La deuxième mesure, qui fait également suite à un engagement pris par le Président de la République lors de la campagne présidentielle, concerne les travailleurs indépendants : nous proposons de faire baisser le niveau de leurs cotisations maladie par le biais d'un système d'exonérations. Si l'Assemblée nationale et le Sénat acceptent cette disposition, cette diminution se traduira par un gain de pouvoir d'achat de 550 euros par an pour un travailleur indépendant qui se rémunère au niveau du SMIC.
Nous avons prévu un système de lissage pour faire en sorte que les travailleurs indépendants gagnant jusqu'à 1,5 fois le SMIC soient gagnants. Quelque 80 % des travailleurs indépendants – artisans, commerçants, exploitants agricoles – pourront bénéficier de cette baisse de cotisations maladie, être accompagnés et mieux protégés de l'inflation. Soulignons que cette exonération sera intégralement compensée à la sécurité sociale par l'État. Ce point fait partie des discussions, des interrogations qui ont pu naître à l'occasion de l'examen du texte en commission.
Troisième mesure proposée dans le champ du travail et de l'emploi : la revalorisation des minima de branche et donc des conventions collectives. Nous proposons une mesure pour inciter les branches professionnelles à maintenir des minima conventionnels au moins au niveau du SMIC. En réponse aux inquiétudes que j'ai entendu s'exprimer en commission des affaires sociales, je peux vous assurer de l'engagement plein et entier du Gouvernement à mettre en œuvre les dispositions que nous vous proposons d'adopter. Il y a une dizaine de jours, j'ai réuni le comité de suivi des négociations salariales de branche – le précédent avait été présidé par Élisabeth Borne, alors ministre du travail, de l'emploi et de l'insertion – pour accompagner l'ensemble des secteurs concernés.
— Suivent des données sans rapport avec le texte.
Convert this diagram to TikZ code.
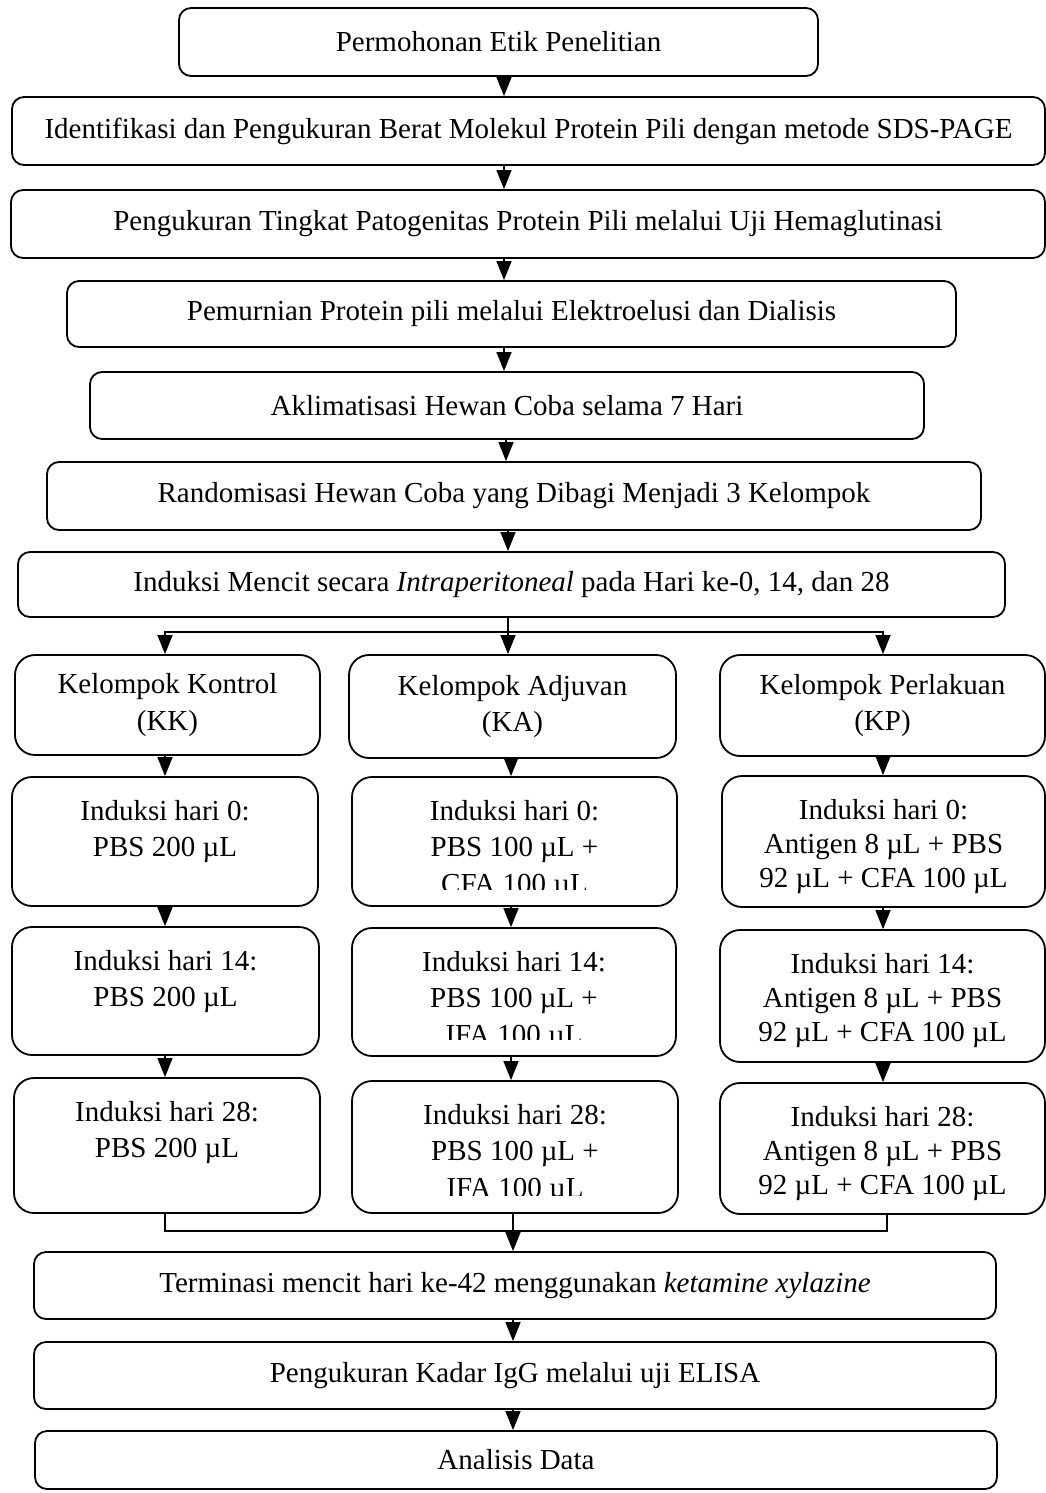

Sur cette question de justice sociale, nous proposons donc de créer dans la loi un nouveau critère de restructuration de branches, qui permettrait au Gouvernement de procéder d'office à la restructuration de certaines branches, dès lors que l'une d'entre elles affiche durablement des minima inférieurs au SMIC.
Il est plusieurs écueils que nous devons éviter à l'occasion de l'examen de ces dispositions. Le premier consisterait à poser le principe selon lequel le problème concernerait tous les secteurs. Tel n'est pas le cas : pour la plupart des branches, cette difficulté est transitoire. Elle est liée aux trois revalorisations du SMIC qui sont intervenues en neuf mois – des revalorisations indispensables pour préserver le pouvoir d'achat, mais qui, en raison des délais normaux de négociation, ont conduit de très nombreuses branches à se trouver provisoirement en situation de non-conformité.
Pour illustrer mon propos, je précise qu'après la revalorisation du SMIC intervenue le 1er mai dernier, 145 des 171 principales branches observées par la direction générale du travail (DGT) présentaient au moins un niveau de rémunération inférieur au SMIC. À l'heure où je m'exprime, moins de cent branches se trouvent toujours dans cette situation et la quasi-totalité d'entre elles ont ouvert des négociations pour se mettre en conformité.